* Requirement
Drop the images; return everything else in the listing below exactly.

* Given material
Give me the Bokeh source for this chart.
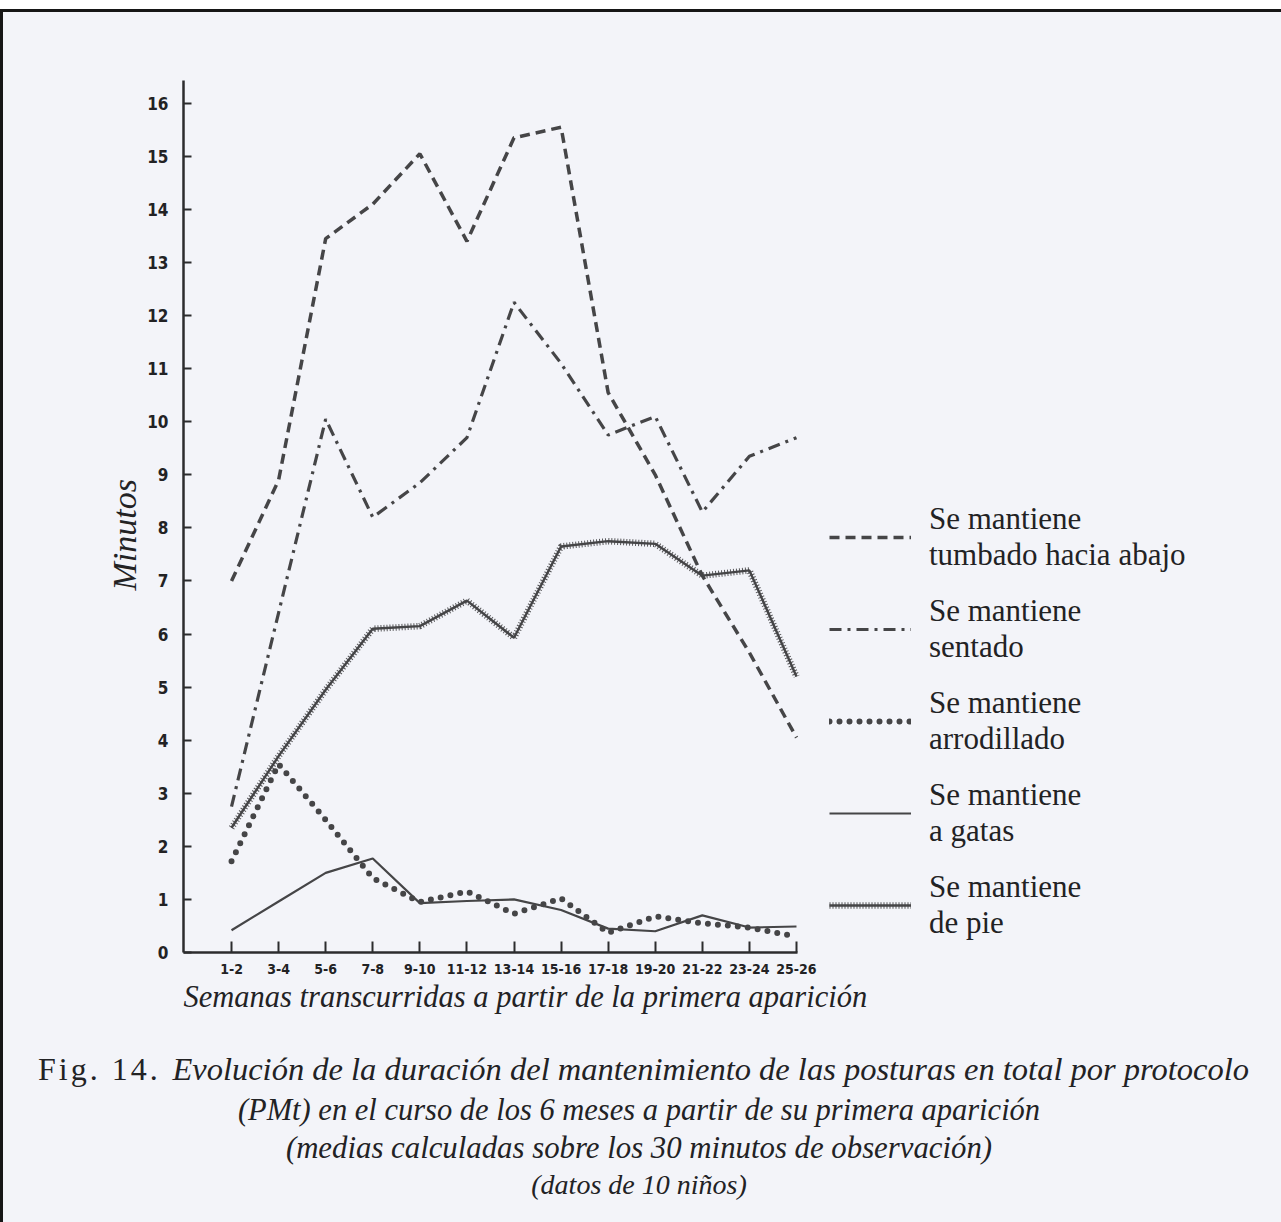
from bokeh.plotting import figure
from bokeh.layouts import column
from bokeh.models import Range1d, FixedTicker, Legend, LegendItem, Title, Div
from bokeh.embed import file_html
from bokeh.resources import INLINE

# ---------------- data ----------------
weeks = ["1-2", "3-4", "5-6", "7-8", "9-10", "11-12", "13-14",
         "15-16", "17-18", "19-20", "21-22", "23-24", "25-26"]
tumbado = [7.0, 8.9, 13.45, 14.1, 15.05, 13.4, 15.35, 15.55, 10.55, 9.0, 7.1, 5.65, 4.05]
sentado = [2.75, 6.4, 10.05, 8.2, 8.85, 9.7, 12.25, 11.1, 9.75, 10.1, 8.3, 9.35, 9.7]
arrodillado = [1.72, 3.55, 2.5, 1.4, 0.95, 1.15, 0.73, 1.02, 0.37, 0.68, 0.55, 0.47, 0.3]
gatas = [0.42, 0.96, 1.5, 1.77, 0.93, 0.97, 1.0, 0.8, 0.45, 0.4, 0.7, 0.47, 0.49]
pie = [2.35, 3.7, 4.95, 6.1, 6.15, 6.63, 5.93, 7.65, 7.75, 7.7, 7.1, 7.2, 5.2]
y_ticks = list(range(0, 17))

labels = ["Se mantiene\ntumbado hacia abajo", "Se mantiene\nsentado",
          "Se mantiene\narrodillado", "Se mantiene\na gatas", "Se mantiene\nde pie"]

x_title = "Semanas transcurridas a partir de la primera aparición"
y_title = "Minutos"
cap_fig = "Fig. 14."
cap_lines = ["Evolución de la duración del mantenimiento de las posturas en total por protocolo",
             "(PMt) en el curso de los 6 meses a partir de su primera aparición",
             "(medias calculadas sobre los 30 minutos de observación)",
             "(datos de 10 niños)"]

# ---------------- layout ----------------
BG = "#f3f4f9"
INK = "#454547"
TXT = "#222224"
SERIF = "Liberation Serif"
NARROW = "DejaVu Sans Condensed"

W, H = 1278, 1018
LEFT, TOP, RIGHT, BOTTOM = 180, 68, 10, 78
PX_PER_WEEK = 47.08
X0 = -1.02
X1 = X0 + (W - LEFT - RIGHT) / PX_PER_WEEK
Y1 = 16.43

x = list(range(len(weeks)))

p = figure(width=W, height=H, x_range=Range1d(X0, X1), y_range=Range1d(0, Y1),
           output_backend="svg", toolbar_location=None,
           min_border_left=LEFT, min_border_right=RIGHT,
           min_border_top=TOP, min_border_bottom=BOTTOM)
p.background_fill_color = BG
p.border_fill_color = BG
p.outline_line_color = None
p.grid.visible = False

# axes
for ax in (p.xaxis[0], p.yaxis[0]):
    ax.axis_line_color = "#2c2c2e"
    ax.axis_line_width = 2.5
    ax.major_tick_line_color = "#2c2c2e"
    ax.major_tick_line_width = 2
    ax.minor_tick_line_color = None
    ax.major_tick_out = 0
    ax.major_label_text_color = TXT
    ax.major_label_text_font = NARROW
    ax.major_label_text_font_style = "bold"

p.xaxis.bounds = (X0, 12.03)
p.xaxis.ticker = FixedTicker(ticks=x)
p.xaxis.major_label_overrides = {i: w for i, w in enumerate(weeks)}
p.xaxis.major_tick_in = 11
p.xaxis.major_label_text_font_size = "14px"
p.xaxis.major_label_standoff = 11

p.yaxis.ticker = FixedTicker(ticks=y_ticks)
p.yaxis.major_tick_in = 8
p.yaxis.major_label_text_font_size = "17px"
p.yaxis.major_label_standoff = 15

p.add_layout(Title(text=y_title, align="left", offset=362, text_font=SERIF,
                   text_font_style="italic", text_font_size="34px",
                   text_color=TXT, standoff=4), "left")
p.add_layout(Title(text=x_title, align="left", offset=0, text_font=SERIF,
                   text_font_style="italic", text_font_size="30.5px",
                   text_color=TXT, standoff=2), "below")

# series
r_tum = p.line(x, tumbado, line_color=INK, line_width=3.5, line_dash="10 6")
r_sen = p.line(x, sentado, line_color=INK, line_width=3.2, line_dash="12 6 3 6")
r_arr = p.line(x, arrodillado, line_color=INK, line_width=6, line_dash="0 10", line_cap="round")
r_gat = p.line(x, gatas, line_color=INK, line_width=2.2)
r_pie_a = p.line(x, pie, line_color=INK, line_width=2.4)
r_pie_b = p.line(x, pie, line_color=INK, line_width=6.5, line_dash="1 2", line_alpha=0.9)

legend = Legend(items=[
    LegendItem(label=labels[0], renderers=[r_tum]),
    LegendItem(label=labels[1], renderers=[r_sen]),
    LegendItem(label=labels[2], renderers=[r_arr]),
    LegendItem(label=labels[3], renderers=[r_gat]),
    LegendItem(label=labels[4], renderers=[r_pie_a, r_pie_b]),
], location=(646, 11))
legend.glyph_width = 82
legend.glyph_height = 24
legend.label_standoff = 18
legend.spacing = 20
legend.padding = 0
legend.margin = 0
legend.border_line_alpha = 0
legend.background_fill_alpha = 0
legend.label_text_font = SERIF
legend.label_text_font_size = "31px"
legend.label_text_color = TXT
legend.label_text_line_height = 1.05
p.add_layout(legend)

# ---------------- caption (HTML text block under the chart) ----------------
CH = 1222 - 12 - H


def line_div(text, top, size, extra, italic=True):
    style = ("position:absolute;top:%dpx;height:40px;line-height:40px;white-space:nowrap;"
             "font-size:%s;font-style:%s;%s" % (top, size, "italic" if italic else "normal", extra))
    return '<div style="%s">%s</div>' % (style, text)


html = ('<div style="position:relative;width:%dpx;height:%dpx;background:%s;'
        'font-family:\'%s\',serif;color:%s;">' % (W, CH, BG, SERIF, TXT))
html += line_div(cap_fig, 14, "32px", "left:30px;letter-spacing:3px;", italic=False)
html += line_div(cap_lines[0], 14, "32.5px", "right:37px;")
html += line_div(cap_lines[1], 55, "30.5px", "left:0;width:1262px;text-align:center;")
html += line_div(cap_lines[2], 93, "30.8px", "left:0;width:1262px;text-align:center;")
html += line_div(cap_lines[3], 130, "28px", "left:0;width:1262px;text-align:center;")
html += '</div>'

caption = Div(text=html, width=W, height=CH, styles={"background-color": BG})

page = column(p, caption, spacing=0,
              styles={"border-top": "3px solid #161616", "border-left": "3px solid #161616",
                      "margin-top": "9px", "background-color": BG})

open("out.html", "w").write(file_html(page, INLINE))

* Task result
Give me the Bokeh source for this chart.
from bokeh.plotting import figure
from bokeh.layouts import column
from bokeh.models import Range1d, FixedTicker, Legend, LegendItem, Title, Div
from bokeh.embed import file_html
from bokeh.resources import INLINE

# ---------------- data ----------------
weeks = ["1-2", "3-4", "5-6", "7-8", "9-10", "11-12", "13-14",
         "15-16", "17-18", "19-20", "21-22", "23-24", "25-26"]
tumbado = [7.0, 8.9, 13.45, 14.1, 15.05, 13.4, 15.35, 15.55, 10.55, 9.0, 7.1, 5.65, 4.05]
sentado = [2.75, 6.4, 10.05, 8.2, 8.85, 9.7, 12.25, 11.1, 9.75, 10.1, 8.3, 9.35, 9.7]
arrodillado = [1.72, 3.55, 2.5, 1.4, 0.95, 1.15, 0.73, 1.02, 0.37, 0.68, 0.55, 0.47, 0.3]
gatas = [0.42, 0.96, 1.5, 1.77, 0.93, 0.97, 1.0, 0.8, 0.45, 0.4, 0.7, 0.47, 0.49]
pie = [2.35, 3.7, 4.95, 6.1, 6.15, 6.63, 5.93, 7.65, 7.75, 7.7, 7.1, 7.2, 5.2]
y_ticks = list(range(0, 17))

labels = ["Se mantiene\ntumbado hacia abajo", "Se mantiene\nsentado",
          "Se mantiene\narrodillado", "Se mantiene\na gatas", "Se mantiene\nde pie"]

x_title = "Semanas transcurridas a partir de la primera aparición"
y_title = "Minutos"
cap_fig = "Fig. 14."
cap_lines = ["Evolución de la duración del mantenimiento de las posturas en total por protocolo",
             "(PMt) en el curso de los 6 meses a partir de su primera aparición",
             "(medias calculadas sobre los 30 minutos de observación)",
             "(datos de 10 niños)"]

# ---------------- layout ----------------
BG = "#f3f4f9"
INK = "#454547"
TXT = "#222224"
SERIF = "Liberation Serif"
NARROW = "DejaVu Sans Condensed"

W, H = 1278, 1018
LEFT, TOP, RIGHT, BOTTOM = 180, 68, 10, 78
PX_PER_WEEK = 47.08
X0 = -1.02
X1 = X0 + (W - LEFT - RIGHT) / PX_PER_WEEK
Y1 = 16.43

x = list(range(len(weeks)))

p = figure(width=W, height=H, x_range=Range1d(X0, X1), y_range=Range1d(0, Y1),
           output_backend="svg", toolbar_location=None,
           min_border_left=LEFT, min_border_right=RIGHT,
           min_border_top=TOP, min_border_bottom=BOTTOM)
p.background_fill_color = BG
p.border_fill_color = BG
p.outline_line_color = None
p.grid.visible = False

# axes
for ax in (p.xaxis[0], p.yaxis[0]):
    ax.axis_line_color = "#2c2c2e"
    ax.axis_line_width = 2.5
    ax.major_tick_line_color = "#2c2c2e"
    ax.major_tick_line_width = 2
    ax.minor_tick_line_color = None
    ax.major_tick_out = 0
    ax.major_label_text_color = TXT
    ax.major_label_text_font = NARROW
    ax.major_label_text_font_style = "bold"

p.xaxis.bounds = (X0, 12.03)
p.xaxis.ticker = FixedTicker(ticks=x)
p.xaxis.major_label_overrides = {i: w for i, w in enumerate(weeks)}
p.xaxis.major_tick_in = 11
p.xaxis.major_label_text_font_size = "14px"
p.xaxis.major_label_standoff = 11

p.yaxis.ticker = FixedTicker(ticks=y_ticks)
p.yaxis.major_tick_in = 8
p.yaxis.major_label_text_font_size = "17px"
p.yaxis.major_label_standoff = 15

p.add_layout(Title(text=y_title, align="left", offset=362, text_font=SERIF,
                   text_font_style="italic", text_font_size="34px",
                   text_color=TXT, standoff=4), "left")
p.add_layout(Title(text=x_title, align="left", offset=0, text_font=SERIF,
                   text_font_style="italic", text_font_size="30.5px",
                   text_color=TXT, standoff=2), "below")

# series
r_tum = p.line(x, tumbado, line_color=INK, line_width=3.5, line_dash="10 6")
r_sen = p.line(x, sentado, line_color=INK, line_width=3.2, line_dash="12 6 3 6")
r_arr = p.line(x, arrodillado, line_color=INK, line_width=6, line_dash="0 10", line_cap="round")
r_gat = p.line(x, gatas, line_color=INK, line_width=2.2)
r_pie_a = p.line(x, pie, line_color=INK, line_width=2.4)
r_pie_b = p.line(x, pie, line_color=INK, line_width=6.5, line_dash="1 2", line_alpha=0.9)

legend = Legend(items=[
    LegendItem(label=labels[0], renderers=[r_tum]),
    LegendItem(label=labels[1], renderers=[r_sen]),
    LegendItem(label=labels[2], renderers=[r_arr]),
    LegendItem(label=labels[3], renderers=[r_gat]),
    LegendItem(label=labels[4], renderers=[r_pie_a, r_pie_b]),
], location=(646, 11))
legend.glyph_width = 82
legend.glyph_height = 24
legend.label_standoff = 18
legend.spacing = 20
legend.padding = 0
legend.margin = 0
legend.border_line_alpha = 0
legend.background_fill_alpha = 0
legend.label_text_font = SERIF
legend.label_text_font_size = "31px"
legend.label_text_color = TXT
legend.label_text_line_height = 1.05
p.add_layout(legend)

# ---------------- caption (HTML text block under the chart) ----------------
CH = 1222 - 12 - H


def line_div(text, top, size, extra, italic=True):
    style = ("position:absolute;top:%dpx;height:40px;line-height:40px;white-space:nowrap;"
             "font-size:%s;font-style:%s;%s" % (top, size, "italic" if italic else "normal", extra))
    return '<div style="%s">%s</div>' % (style, text)


html = ('<div style="position:relative;width:%dpx;height:%dpx;background:%s;'
        'font-family:\'%s\',serif;color:%s;">' % (W, CH, BG, SERIF, TXT))
html += line_div(cap_fig, 14, "32px", "left:30px;letter-spacing:3px;", italic=False)
html += line_div(cap_lines[0], 14, "32.5px", "right:37px;")
html += line_div(cap_lines[1], 55, "30.5px", "left:0;width:1262px;text-align:center;")
html += line_div(cap_lines[2], 93, "30.8px", "left:0;width:1262px;text-align:center;")
html += line_div(cap_lines[3], 130, "28px", "left:0;width:1262px;text-align:center;")
html += '</div>'

caption = Div(text=html, width=W, height=CH, styles={"background-color": BG})

page = column(p, caption, spacing=0,
              styles={"border-top": "3px solid #161616", "border-left": "3px solid #161616",
                      "margin-top": "9px", "background-color": BG})

open("out.html", "w").write(file_html(page, INLINE))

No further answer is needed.